WHAT IS NEEDED:
Write out the material exactly, leaving every picture behind.

STORED DATA:
--- --- ---

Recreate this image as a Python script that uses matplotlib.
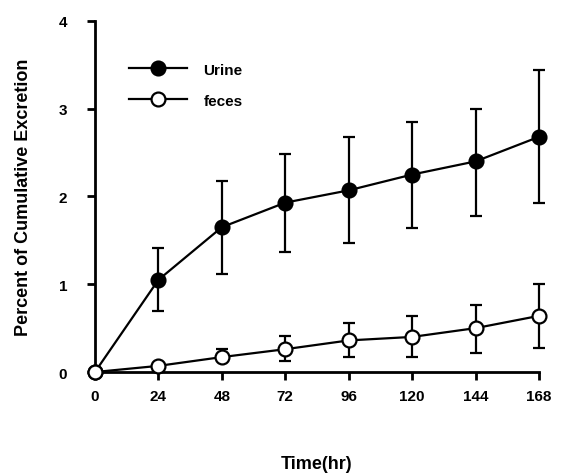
import numpy as np
import matplotlib.pyplot as plt

plt.rcParams['font.family'] = ['Liberation Sans', 'DejaVu Sans']
plt.rcParams['font.weight'] = 'bold'

hours = [0, 24, 48, 72, 96, 120, 144, 168]
urine = [0, 1.05, 1.65, 1.93, 2.07, 2.25, 2.40, 2.68]
urine_lo = [0, 0.35, 0.53, 0.56, 0.60, 0.61, 0.62, 0.76]
urine_hi = [0, 0.36, 0.53, 0.55, 0.61, 0.60, 0.60, 0.76]
feces = [0, 0.07, 0.17, 0.26, 0.36, 0.40, 0.50, 0.64]
feces_lo = [0, 0.0, 0.0, 0.14, 0.19, 0.23, 0.28, 0.37]
feces_hi = [0, 0.0, 0.09, 0.15, 0.20, 0.24, 0.26, 0.36]

fig = plt.figure(figsize=(5.79, 4.77), dpi=100)
ax = fig.add_axes([0.164, 0.218, 0.767, 0.736])

kw = dict(color='black', lw=1.6, marker='o', ms=10, mec='black', mew=1.6,
          capsize=4, capthick=1.6, elinewidth=1.6, zorder=3, clip_on=False)
ax.errorbar(hours, urine, yerr=[urine_lo, urine_hi], mfc='black', label='Urine', **kw)
ax.errorbar(hours, feces, yerr=[feces_lo, feces_hi], mfc='white', label='feces', **kw)

ax.set_xlim(0, 168)
ax.set_ylim(0, 4)
ax.set_xticks(hours)
ax.set_yticks([0, 1, 2, 3, 4])
for s in ['top', 'right']:
    ax.spines[s].set_visible(False)
for s in ['left', 'bottom']:
    ax.spines[s].set_linewidth(2)
ax.tick_params(width=2, length=6, labelsize=11)
ax.tick_params(axis='y', pad=14)
ax.tick_params(axis='x', pad=6)
for lab in ax.get_xticklabels() + ax.get_yticklabels():
    lab.set_fontweight('bold')

ax.set_xlabel('Time(hr)', fontsize=13, fontweight='bold', labelpad=38)
ax.set_ylabel('Percent of Cumulative Excretion', fontsize=13, fontweight='bold', labelpad=19)

handles, labels = ax.get_legend_handles_labels()
handles = [h[0] for h in handles]
ax.legend(handles, labels, loc='upper left', bbox_to_anchor=(0.045, 0.92), frameon=False,
          handlelength=3.8, fontsize=11, labelspacing=1.1, handletextpad=1.1)

fig.savefig('out.png', dpi=100)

--- --- ---

SOLVED PROBLEM:
Recreate this image as a Python script that uses matplotlib.
import numpy as np
import matplotlib.pyplot as plt

plt.rcParams['font.family'] = ['Liberation Sans', 'DejaVu Sans']
plt.rcParams['font.weight'] = 'bold'

hours = [0, 24, 48, 72, 96, 120, 144, 168]
urine = [0, 1.05, 1.65, 1.93, 2.07, 2.25, 2.40, 2.68]
urine_lo = [0, 0.35, 0.53, 0.56, 0.60, 0.61, 0.62, 0.76]
urine_hi = [0, 0.36, 0.53, 0.55, 0.61, 0.60, 0.60, 0.76]
feces = [0, 0.07, 0.17, 0.26, 0.36, 0.40, 0.50, 0.64]
feces_lo = [0, 0.0, 0.0, 0.14, 0.19, 0.23, 0.28, 0.37]
feces_hi = [0, 0.0, 0.09, 0.15, 0.20, 0.24, 0.26, 0.36]

fig = plt.figure(figsize=(5.79, 4.77), dpi=100)
ax = fig.add_axes([0.164, 0.218, 0.767, 0.736])

kw = dict(color='black', lw=1.6, marker='o', ms=10, mec='black', mew=1.6,
          capsize=4, capthick=1.6, elinewidth=1.6, zorder=3, clip_on=False)
ax.errorbar(hours, urine, yerr=[urine_lo, urine_hi], mfc='black', label='Urine', **kw)
ax.errorbar(hours, feces, yerr=[feces_lo, feces_hi], mfc='white', label='feces', **kw)

ax.set_xlim(0, 168)
ax.set_ylim(0, 4)
ax.set_xticks(hours)
ax.set_yticks([0, 1, 2, 3, 4])
for s in ['top', 'right']:
    ax.spines[s].set_visible(False)
for s in ['left', 'bottom']:
    ax.spines[s].set_linewidth(2)
ax.tick_params(width=2, length=6, labelsize=11)
ax.tick_params(axis='y', pad=14)
ax.tick_params(axis='x', pad=6)
for lab in ax.get_xticklabels() + ax.get_yticklabels():
    lab.set_fontweight('bold')

ax.set_xlabel('Time(hr)', fontsize=13, fontweight='bold', labelpad=38)
ax.set_ylabel('Percent of Cumulative Excretion', fontsize=13, fontweight='bold', labelpad=19)

handles, labels = ax.get_legend_handles_labels()
handles = [h[0] for h in handles]
ax.legend(handles, labels, loc='upper left', bbox_to_anchor=(0.045, 0.92), frameon=False,
          handlelength=3.8, fontsize=11, labelspacing=1.1, handletextpad=1.1)

fig.savefig('out.png', dpi=100)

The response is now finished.